Precious Adesina reviews LZA’s production of A Woman Alone at the Etcetera Theatre.
A Woman Alone, written by Dario Fo in 1977, is a monologue piece that is delivered to the audience – the choice to perform this play in Etcetera Theatre was a positive one in that it worked well within its confinements. If you’ve ever been to a play at Etcetera Theatre before, then you know it’s a small space, above The Oxford Arms pub in Camden, with very little room for scene changes or extravagant set design.
The play takes place in a locked apartment living room with laundry hanging across the room and piled on the floor, as the eccentric “housewife,” Marina Margarita, insistently attempts to iron. She fails incredibly, due to copious distractions, including being in conversation with us, the audience, her neighbours.
Throughout the show, we were taken through the steps as to what led her husband to lock her indoors with her sex-pest brother-in-law and her baby. It is revealed that she had recently had an affair with a much younger man, which she subtly puts down to emotional, sexual and physical abuse by her husband.
During her hour-long speech, she is interrupted by the crying baby, sexual harassment from her brother-in-law, her younger lover, her husband, a peeping tom and an undesired man who constantly rings to proclaim his sexual desires.

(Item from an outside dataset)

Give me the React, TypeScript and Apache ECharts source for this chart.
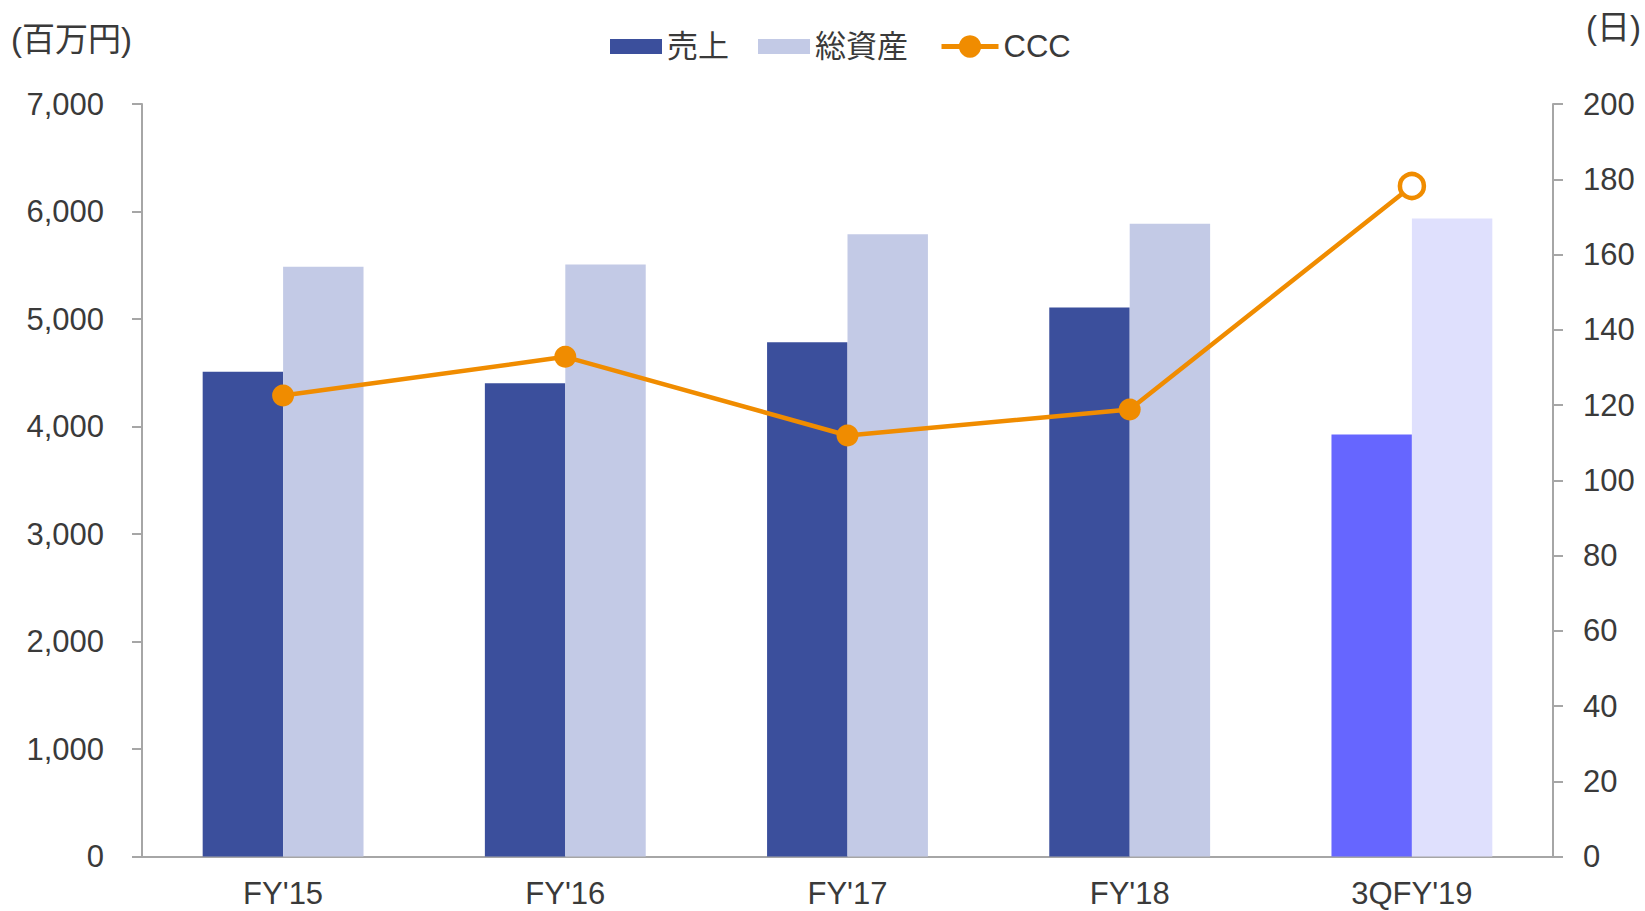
import React, { useEffect, useRef } from "react";
import * as echarts from "echarts";

const categories = ["FY'15", "FY'16", "FY'17", "FY'18", "3QFY'19"];
const salesValues = [4510, 4403, 4784, 5106, 3925];
const assetValues = [5487, 5506, 5789, 5887, 5936];
const cccValues = [122.5, 132.8, 111.9, 118.8, 178.2];
const leftTicks = { min: 0, max: 7000, interval: 1000 };
const rightTicks = { min: 0, max: 200, interval: 20 };

const FONT = "'Liberation Sans', Arial, 'Noto Sans CJK JP', sans-serif";
const TEXT = "#3A3A3A";
const AXIS = "#A6A6A6";
const FS = 31;

export default function App() {
  const ref = useRef<HTMLDivElement>(null);
  useEffect(() => {
    if (!ref.current) return;
    const chart = echarts.init(ref.current, null, { renderer: "svg" });
    const last = categories.length - 1;
    chart.setOption({
      animation: false,
      textStyle: { fontFamily: FONT, color: TEXT },
      legend: [
        {
          top: 31,
          left: 610,
          padding: 0,
          icon: "rect",
          itemWidth: 52,
          itemHeight: 15,
          itemGap: 29,
          textStyle: { fontSize: FS, color: TEXT, fontFamily: FONT },
          data: ["売上", "総資産"],
        },
        {
          top: 31,
          left: 939,
          padding: 0,
          itemWidth: 57,
          itemHeight: 28,
          textStyle: { fontSize: FS, color: TEXT, fontFamily: FONT },
          lineStyle: { width: 5 },
          data: ["CCC"],
        },
      ],
      graphic: [
        {
          type: "text",
          left: 11,
          top: 23,
          style: { text: "(百万円)", fontSize: 33, fill: TEXT, fontFamily: FONT },
        },
        {
          type: "text",
          right: 4,
          top: 11,
          style: { text: "(日)", fontSize: 33, fill: TEXT, fontFamily: FONT },
        },
      ],
      grid: { left: 142, right: 92, top: 104, bottom: 54.5, containLabel: false },
      xAxis: {
        type: "category",
        data: categories,
        axisLine: { lineStyle: { color: AXIS, width: 2 } },
        axisTick: { show: false },
        axisLabel: { fontSize: FS, color: TEXT, margin: 21, fontFamily: FONT },
      },
      yAxis: [
        {
          type: "value",
          ...leftTicks,
          position: "left",
          axisLine: { show: true, lineStyle: { color: AXIS, width: 2 } },
          axisTick: { show: true, length: 10, lineStyle: { color: AXIS, width: 2 } },
          splitLine: { show: false },
          axisLabel: {
            fontSize: FS,
            color: TEXT,
            margin: 38,
            fontFamily: FONT,
            formatter: (v: number) => v.toLocaleString("en-US"),
          },
        },
        {
          type: "value",
          ...rightTicks,
          position: "right",
          axisLine: { show: true, lineStyle: { color: AXIS, width: 2 } },
          axisTick: { show: true, length: 10, lineStyle: { color: AXIS, width: 2 } },
          splitLine: { show: false },
          axisLabel: { fontSize: FS, color: TEXT, margin: 30, fontFamily: FONT },
        },
      ],
      series: [
        {
          name: "売上",
          type: "bar",
          yAxisIndex: 0,
          barGap: "0%",
          barCategoryGap: "43%",
          itemStyle: { color: "#3B4F9C" },
          data: salesValues.map((v, i) =>
            i === last ? { value: v, itemStyle: { color: "#6666FF" } } : v
          ),
        },
        {
          name: "総資産",
          type: "bar",
          yAxisIndex: 0,
          itemStyle: { color: "#C3CAE6" },
          data: assetValues.map((v, i) =>
            i === last ? { value: v, itemStyle: { color: "#DFE0FD" } } : v
          ),
        },
        {
          name: "CCC",
          type: "line",
          yAxisIndex: 1,
          symbol: "circle",
          symbolSize: 22,
          lineStyle: { color: "#F08C00", width: 4.5 },
          itemStyle: { color: "#F08C00" },
          data: cccValues.map((v, i) =>
            i === last
              ? {
                  value: v,
                  symbol: "circle",
                  symbolSize: 24,
                  itemStyle: { color: "#FFFFFF", borderColor: "#F08C00", borderWidth: 4.5 },
                }
              : v
          ),
          z: 5,
        },
      ],
    });
    return () => chart.dispose();
  }, []);
  return (
    <div
      ref={ref}
      style={{ position: "absolute", left: 0, top: 0, width: 1645, height: 911, background: "#fff" }}
    />
  );
}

This leaves her very much in a permanent state of angst, which the audience sees slowly transform into a state of uncontrollable anger.
The show appears to represent the oppressive nature of a patriarchal society, highlighting its inevitable and disastrous impending downfall. It employs some sense of humour to the dark comedy, though some jokes fall short. With the small audience that attended the show, her attempts to get the audience to laugh by screaming the word “orgasm”, which she finds unnerving, gets lost when only one member understands Maria’s intention. Thus, the word is merely quietly echoed by a nervous audience member in the back.
All in all, I would say the show was somewhat successful though it could have helped to think about adapting the play to a contemporary audience through the support of lighting and music, which it did not do (at least not successfully) until the very end.